Славянофильство — тяжеловесный золотой фонд нашей культуры, нашей общественности и цивилизации, — обеспечивающий легонькие и ходкие ‘кредитки’ нашей западнической и космополитической болтовни и фразерства. ‘Было бы опасно быть Милюковым, — но раз есть Киреевские, — можно быть и Милюковым’.

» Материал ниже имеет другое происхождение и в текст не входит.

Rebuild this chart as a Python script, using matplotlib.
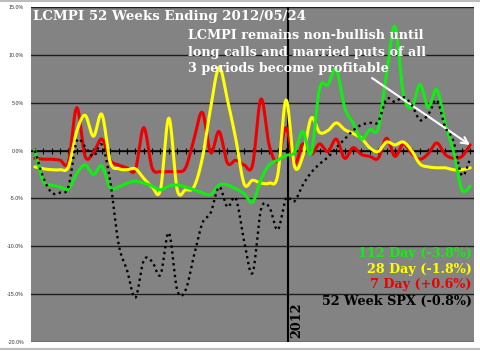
import numpy as np
import matplotlib
matplotlib.use('Agg')
import matplotlib.pyplot as plt

# ---------------- data ----------------
weeks = np.arange(53)
day112 = [0.0, -3.2, -3.6, -3.8, -4.0, -2.4, -1.5, -2.5, -1.6, -3.9,
          -3.8, -3.4, -3.2, -3.4, -3.7, -4.1, -3.7, -3.6, -3.8, -4.1,
          -4.4, -4.6, -3.6, -3.6, -4.0, -4.5, -5.4, -3.0, -1.5, -1.0,
          -0.5, -0.2, 2.0, -0.3, 6.5, 6.9, 8.5, 4.5, 2.9, 1.2,
          2.2, 2.3, 8.0, 13.0, 6.0, 4.5, 6.9, 4.5, 6.4, 2.8,
          0.0, -4.1, -3.7]
day28 = [-1.7, -1.9, -2.0, -2.0, -1.7, 2.0, 3.7, 1.5, 3.8, -1.2,
         -1.9, -2.0, -1.9, -2.9, -3.8, -4.1, 3.4, -4.1, -4.1, -3.8,
         -0.8, 4.5, 8.7, 5.3, 1.2, -3.5, -3.1, -3.4, -3.4, -2.6,
         5.3, -1.6, -0.6, 3.4, 1.9, 2.1, 2.9, 2.2, 1.8, 1.3,
         0.3, -0.1, 0.9, 0.6, 0.9, 0.0, -1.4, -1.7, -1.8, -1.8,
         -2.0, -2.0, -1.8]
day7 = [-0.8, -0.9, -0.9, -1.0, -1.2, 4.5, -0.6, -0.2, 1.2, -1.0,
        -1.5, -1.8, -2.0, 2.4, -1.8, -2.2, -2.2, -2.2, -1.8, 1.2,
        4.0, -0.2, 2.0, -1.3, -1.0, -1.5, -1.5, 5.4, 0.5, -1.1,
        2.4, -1.4, 0.7, -0.4, 0.7, -0.1, 1.2, -0.8, 0.3, -0.4,
        -0.6, -0.8, 1.3, -0.6, 0.7, -0.3, -0.9, -0.3, 0.8, -0.4,
        -0.8, -0.6, 0.6]
spx52 = [0.0, -2.8, -4.4, -4.4, -3.8, 1.0, 0.4, -0.6, 0.6, -3.2,
         -9.8, -12.5, -15.4, -11.5, -11.6, -13.0, -8.6, -14.6, -14.6, -11.0,
         -7.6, -6.5, -3.8, -5.9, -5.0, -9.5, -12.8, -6.2, -5.9, -8.3,
         -5.0, -5.3, -3.6, -2.3, -1.4, -0.7, 0.3, 1.2, 2.1, 2.7,
         2.9, 3.0, 5.4, 5.1, 5.6, 4.8, 3.2, 3.8, 5.3, 2.5,
         1.0, -2.6, -0.8]

ytick_vals = [15, 10, 5, 0, -5, -10, -15, -20]
ytick_labels = ['15.0%', '10.0%', '5.0%', '0.0%', '-5.0%', '-10.0%', '-15.0%', '-20.0%']
legend_labels = ['112 Day (-3.8%)', '28 Day (-1.8%)', '7 Day (+0.6%)', '52 Week SPX (-0.8%)']
title = 'LCMPI 52 Weeks Ending 2012/05/24'
note_lines = ['LCMPI remains non-bullish until',
              'long calls and married puts of all',
              '3 periods become profitable']
year_label = '2012'
year_pos = 30.25

# ---------------- helpers ----------------
def smooth(x, y, n=14):
    """Excel-like smoothed line (Catmull-Rom as cubic Bezier)."""
    P = np.column_stack([np.asarray(x, float), np.asarray(y, float)])
    Pp = np.vstack([P[0], P, P[-1]])
    t = np.linspace(0, 1, n, endpoint=False)[:, None]
    segs = []
    for i in range(len(P) - 1):
        p0, p1, p2, p3 = Pp[i], Pp[i + 1], Pp[i + 2], Pp[i + 3]
        c1 = p1 + (p2 - p0) / 6.0
        c2 = p2 - (p3 - p1) / 6.0
        segs.append((1 - t) ** 3 * p1 + 3 * (1 - t) ** 2 * t * c1
                    + 3 * (1 - t) * t ** 2 * c2 + t ** 3 * p2)
    segs.append(P[-1][None, :])
    S = np.vstack(segs)
    return S[:, 0], S[:, 1]

W, H = 480, 351
def fx(px):
    return px / W
def fy(py):
    return 1 - py / H

# ---------------- figure ----------------
fig = plt.figure(figsize=(4.8, 3.51), dpi=100)
fig.patch.set_facecolor('white')

ax = fig.add_axes([fx(30.7), fy(341.7), (474 - 30.7) / W, (341.7 - 7.3) / H])
ax.set_facecolor('#838383')
ax.set_xlim(-0.5, 52.45)
ax.set_ylim(-20, 15)

for s in ax.spines.values():
    s.set_visible(False)

ax.set_yticks(ytick_vals)
ax.set_yticklabels(ytick_labels, fontsize=3.8, color='#333333', family='Liberation Sans')
ax.tick_params(axis='y', length=0, pad=4.8)
ax.set_xticks([])
ax.yaxis.grid(True, color='#1e1e1e', lw=1.0)
ax.set_axisbelow(True)

# zero line with weekly tick marks
ax.axhline(0, color='black', lw=1.1, zorder=1.5)
ax.plot(weeks, np.zeros_like(weeks), ls='none', marker='|', ms=4, mew=0.8,
        color='black', zorder=1.6)
# 2012 divider
ax.axvline(year_pos, color='black', lw=1.5, zorder=1.7)

series = [(day112, '#11ee11', 2.2, '-', 3),
          (day28, '#ffff00', 2.2, '-', 2.9),
          (day7, '#ee0000', 2.2, '-', 2.8)]
for vals, col, lw, ls, z in series:
    xs, ys = smooth(weeks, vals)
    ax.plot(xs, ys, color=col, lw=lw, ls=ls, zorder=z, solid_capstyle='round')

xs, ys = smooth(weeks, spx52)
ax.plot(xs, ys, color='black', lw=1.7, ls=(0, (1, 1.5)), zorder=3.5)

# ---------------- texts ----------------
serif = 'DejaVu Serif'
fig.text(fx(33), fy(20), title, color='white', fontsize=9.6, fontweight='bold',
         family=serif, va='baseline', ha='left')
for k, line in enumerate(note_lines):
    fig.text(fx(188), fy(39.3 + 16.3 * k), line, color='white', fontsize=9.2,
             fontweight='bold', family=serif, va='baseline', ha='left')

leg_cols = ['#11ee11', '#ffff00', '#ee0000', 'black']
leg_y = [257.3, 272.5, 288.3, 305]
for lab, col, yy in zip(legend_labels, leg_cols, leg_y):
    fig.text(fx(472), fy(yy), lab, color=col, fontsize=9.2, fontweight='bold',
             family=serif, va='baseline', ha='right')

fig.text(fx(290), fy(338), year_label, rotation=90, color='black', fontsize=9.2,
         fontweight='bold', family=serif, ha='left', va='bottom')

ax.annotate('', xy=(fx(470), fy(145)), xytext=(fx(372), fy(78)),
            xycoords='figure fraction', textcoords='figure fraction',
            arrowprops=dict(arrowstyle='->', color='white', lw=1.5,
                            mutation_scale=12, shrinkA=0, shrinkB=0))

# chart-area border lines (top and bottom)
fig.add_artist(plt.Line2D([0, 1], [fy(1), fy(1)], color='#bdbdbd', lw=1.5))
fig.add_artist(plt.Line2D([0, 1], [fy(348.5), fy(348.5)], color='#bdbdbd', lw=1.5))

fig.savefig('out.png', dpi=100, facecolor='white')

‘В данном случае — рассуждает далее г. Ляцкий, — важнее другая сторона. Как бы жизнь ни бежала вперед, чувство ‘общественного одушевления имеет свою закономерность, свои приливы и отливы, и теперь именно — время, когда это чувство, как морская волна, бежит к старым берегам и на их груди творит силу и красоту своего прибоя. Переживаемый нами могучий подъем народной души придает особую знаменательность тем идеалам Константина Аксакова, в основу которых он полагал веру в доблесть русского народного духа, в его могучее развитие, в одухотворенность его стремлений к разумному и доброму началу жизни. За эти, особо внятные теперь, идеалы Константина Аксакова читатель простит ему и холодный пламень его творческого пафоса, и застенчивую бледность поэтических красок. Если еще недавно многие страницы его произведений, проникнутые патриотическим одушевлением, могли вызвать представление о кубке, из которого пролилось прекрасное, крепкое вино. — то теперь его слова о величавом призвании русского народа приобретают особый смысл, указующий общественному сознанию дорогу не назад, но вперед, к задачам истинного национального возрождения и самобытного строительства жизни…’

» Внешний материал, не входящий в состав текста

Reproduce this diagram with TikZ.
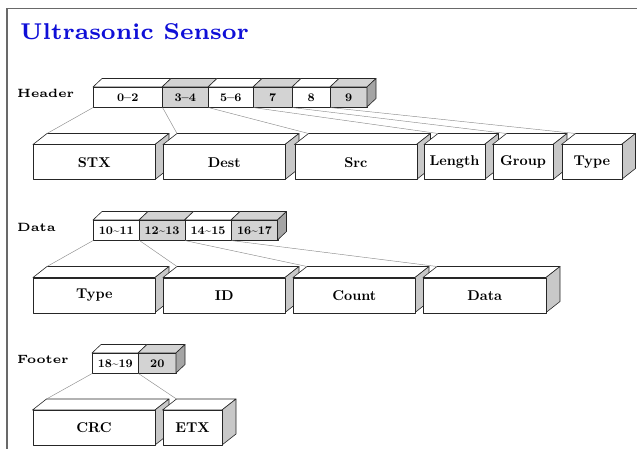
\documentclass[tikz,border=0pt]{standalone}
\usepackage{graphicx}
\definecolor{cellgray}{RGB}{211,211,211}
\definecolor{sidegray}{RGB}{200,200,200}
\definecolor{darkside}{RGB}{165,165,165}
\definecolor{titleblue}{RGB}{15,15,215}
\definecolor{framegray}{RGB}{105,105,105}
\definecolor{conngray}{RGB}{140,140,140}
\newcommand\boxtxt[1]{\scalebox{1.42}{\fontsize{10}{12}\selectfont\bfseries #1}}
\newcommand\celltxt[1]{\scalebox{1.45}{\fontsize{8}{9.6}\selectfont\bfseries #1}}
\newcommand\rowtxt[1]{\scalebox{2.4}{\fontsize{5}{6}\selectfont\bfseries #1}}
\newcommand\tld{\textasciitilde}
\tikzset{
  face/.style={draw=black!85, line width=0.6pt, line join=round},
  conn/.style={draw=conngray, line width=0.45pt},
  rowlabel/.style={anchor=base west, inner sep=0pt},
}
% big 3D box: name, x1, x2, ytop, text
\newcommand\bigbox[5]{%
  \path[face, fill=white] (#2,#4) -- (#3,#4) -- (#3+14,#4-11) -- (#2+14,#4-11) -- cycle;
  \path[face, fill=sidegray] (#3,#4) -- (#3+14,#4-11) -- (#3+14,#4+35-11) -- (#3,#4+35) -- cycle;
  \node[face, fill=white, anchor=north west, minimum width={(#3-#2)*1pt}, minimum height=35pt, inner sep=0pt] (#1) at (#2,#4) {\boxtxt{#5}};
  \coordinate (#1-bl) at (#2+14,#4-11);
}
% small cell: name, x1, x2, ytop, fill, text
\newcommand\cell[6]{%
  \path[face, fill=#5] (#2,#4) -- (#3,#4) -- (#3+9,#4-8.5) -- (#2+9,#4-8.5) -- cycle;
  \node[face, fill=#5, anchor=north west, minimum width={(#3-#2)*1pt}, minimum height=20pt, inner sep=0pt] (#1) at (#2,#4) {\celltxt{#6}};
}
% side of the last cell: x2, ytop
\newcommand\cellside[2]{%
  \path[face, fill=darkside] (#1,#2) -- (#1+9,#2-8.5) -- (#1+9,#2+20-8.5) -- (#1,#2+20) -- cycle;
}
\begin{document}
\begin{tikzpicture}[x=1pt, y=-1pt]
\useasboundingbox (0,0) rectangle (637,449);
\draw[framegray, line width=1.5pt] (7,449) -- (7,8.5) -- (637,8.5);

\node[rowlabel, text=titleblue] (title) at (20,40) {\scalebox{3.27}{\fontsize{7}{8}\selectfont\bfseries Ultrasonic Sensor}};

% ---------- Header ----------
\node[rowlabel] (lhead) at (17,98) {\rowtxt{Header}};
\cell{h02}{93}{162}{87}{white}{0--2}
\cell{h34}{162}{208}{87}{cellgray}{3--4}
\cell{h56}{208}{253}{87}{white}{5--6}
\cell{h7}{253}{292}{87}{cellgray}{7}
\cell{h8}{292}{330}{87}{white}{8}
\cell{h9}{330}{367}{87}{cellgray}{9}
\cellside{367}{87}

\bigbox{stx}{33}{155}{144.5}{STX}
\bigbox{dest}{163}{285}{144.5}{Dest}
\bigbox{src}{294.5}{416.5}{144.5}{Src}
\bigbox{len}{424}{484.5}{144.5}{Length}
\bigbox{grp}{492.5}{553}{144.5}{Group}
\bigbox{htype}{561.5}{621.5}{144.5}{Type}

\draw[conn] (h02.south west) -- (stx-bl);
\draw[conn] (h02.south east) -- (dest-bl);
\draw[conn] (h34.south east) -- (src-bl);
\draw[conn] (h56.south east) -- (len-bl);
\draw[conn] (h7.south east) -- (grp-bl);
\draw[conn] (h8.south east) -- (htype-bl);

% ---------- Data ----------
\node[rowlabel] (ldata) at (17,231) {\rowtxt{Data}};
\cell{d1011}{93}{139}{220}{white}{10\tld11}
\cell{d1213}{139}{184.5}{220}{cellgray}{12\tld13}
\cell{d1415}{184.5}{231}{220}{white}{14\tld15}
\cell{d1617}{231}{277.5}{220}{cellgray}{16\tld17}
\cellside{277.5}{220}

\bigbox{dtype}{33}{155}{277.5}{Type}
\bigbox{did}{163}{285}{277.5}{ID}
\bigbox{dcount}{293}{415}{277.5}{Count}
\bigbox{ddata}{423}{546}{277.5}{Data}

\draw[conn] (d1011.south west) -- (dtype-bl);
\draw[conn] (d1011.south east) -- (did-bl);
\draw[conn] (d1213.south east) -- (dcount-bl);
\draw[conn] (d1415.south east) -- (ddata-bl);

% ---------- Footer ----------
\node[rowlabel] (lfoot) at (17,363) {\rowtxt{Footer}};
\cell{f1819}{92}{138}{353}{white}{18\tld19}
\cell{f20}{138}{176}{353}{cellgray}{20}
\cellside{176}{353}

\bigbox{crc}{32.5}{155}{410}{CRC}
\bigbox{etx}{162.5}{222}{410}{ETX}

\draw[conn] (f1819.south west) -- (crc-bl);
\draw[conn] (f1819.south east) -- (etx-bl);
\end{tikzpicture}
\end{document}
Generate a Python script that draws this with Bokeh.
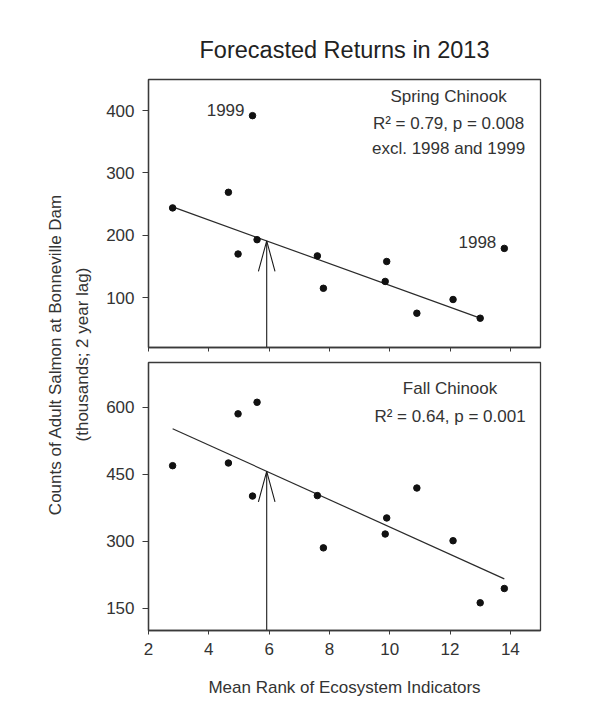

И в заключение лично и почти портретно:
‘Вот он весь перед нами — прямой, честный, стойкий, бесконечно добрый, вспыльчивый, но отходчивый, с виду малодеятельный, но неустанный работник духа, любящий все, чему можно радоваться, ненавидящий все, что отдаляет торжество дорогих ему начал’.
Очень правильно г. Ляцкий отмечает влияние на Константина Аксакова его отца, автора ‘Семейной хроники’, и — матери, так не похожей на отца. Мать дала ему пыл и стремительность, героическое соучастие реальной текущей жизни, отец передал доброту, благость и органическую связанность со стариной. ‘Общая семейная атмосфера внушала уважение к преданиям и обычаям, окрашивала национальное самосознание элементом религиозного культа и поэтической красоты. И неудивительно, что когда на глазах аксаковской семьи старая жизнь начинала давать трещины, уступая вторжению новых общественных условий и взглядов, Константин Аксаков со всем пылом страсти бросился на защиту бытовых и исторических условий, на которых держалась цельность его мироощущений и крепость семейного уклада… Сердце его приросло к усадебному быту, весьма близкому к истокам народной жизни, но критическая мысль уносила его далеко вперед’…

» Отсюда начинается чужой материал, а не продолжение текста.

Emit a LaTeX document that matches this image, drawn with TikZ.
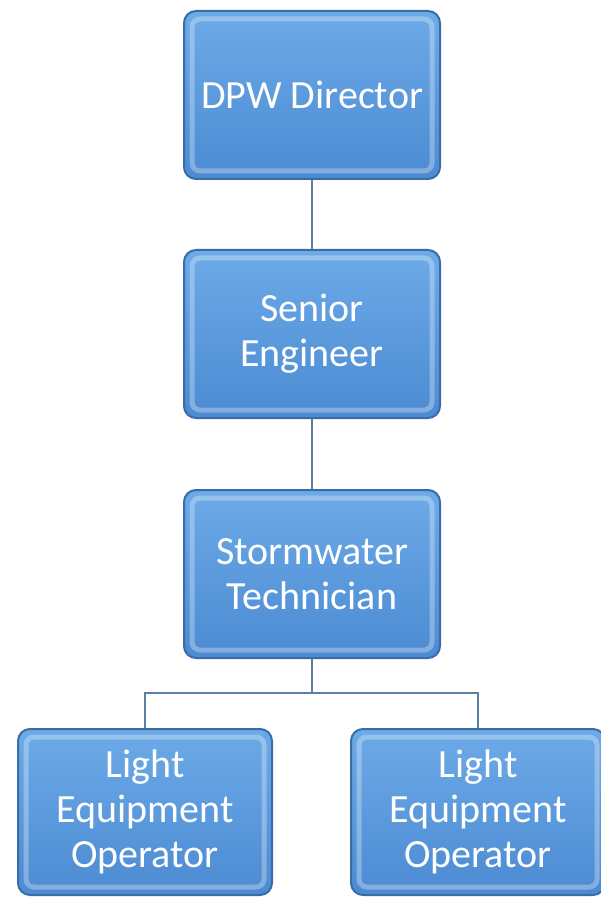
\documentclass[tikz,border=0pt]{standalone}
\usepackage{fontspec}
\setmainfont{Carlito}
\definecolor{boxtop}{HTML}{6CAAE8}
\definecolor{boxbot}{HTML}{4C8BD2}
\definecolor{boxrim}{HTML}{3A6DA6}
\definecolor{linkcol}{HTML}{5D7FA3}
\tikzset{
  posbox/.style={rounded corners=6pt, top color=boxtop, bottom color=boxbot, draw=boxrim, line width=1pt,
    minimum width=128pt, minimum height=84pt, align=center, text=white,
    font=\fontsize{20}{22.5}\selectfont, inner sep=2pt,
    path picture={\draw[white, opacity=0.3, line width=2.5pt, rounded corners=4pt]
      ([shift={(4pt,-4pt)}]path picture bounding box.north west) rectangle
      ([shift={(-4pt,4pt)}]path picture bounding box.south east);}},
  link/.style={draw=linkcol, line width=0.8pt}
}
\begin{document}
\begin{tikzpicture}[x=0.5pt, y=-0.5pt]
	\useasboundingbox (0,0) rectangle (600,898);
	\node[posbox] (director) at (312,95) {DPW Director};
	\node[posbox] (engineer) at (312,334) {Senior\\Engineer};
	\node[posbox] (tech) at (312,574) {Stormwater\\Technician};
	\node[posbox, minimum width=127pt, minimum height=83pt] (opleft) at (145,812) {Light\\Equipment\\Operator};
	\node[posbox, minimum width=127pt, minimum height=83pt] (opright) at (478,812) {Light\\Equipment\\Operator};
	\coordinate (bus) at (312,693);
	\draw[link] (director) -- (engineer); \draw[link] (engineer) -- (tech);
	\draw[link] (tech) -- (bus);
	\draw[link] (opleft.north) |- (bus) -| (opright.north);
\end{tikzpicture}
\end{document}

Все это очень хорошо и верно. Коротенькая заметка В. Ляцкого дает ‘горячими красками’ в сущности полный портрет человека — портрет, который нуждается лишь в деталях и ‘насыщении материалом’, но в сущности не подлежит поправкам и дополнениям. Личность Конст. Аксакова проста и величава, но не сложна, — как и всех Аксаковых. Сложнее и труднее личности Хомякова, Самариных и Киреевских.
Впервые опубликовано: Новое время. 1915. 27 февраля. No 13996.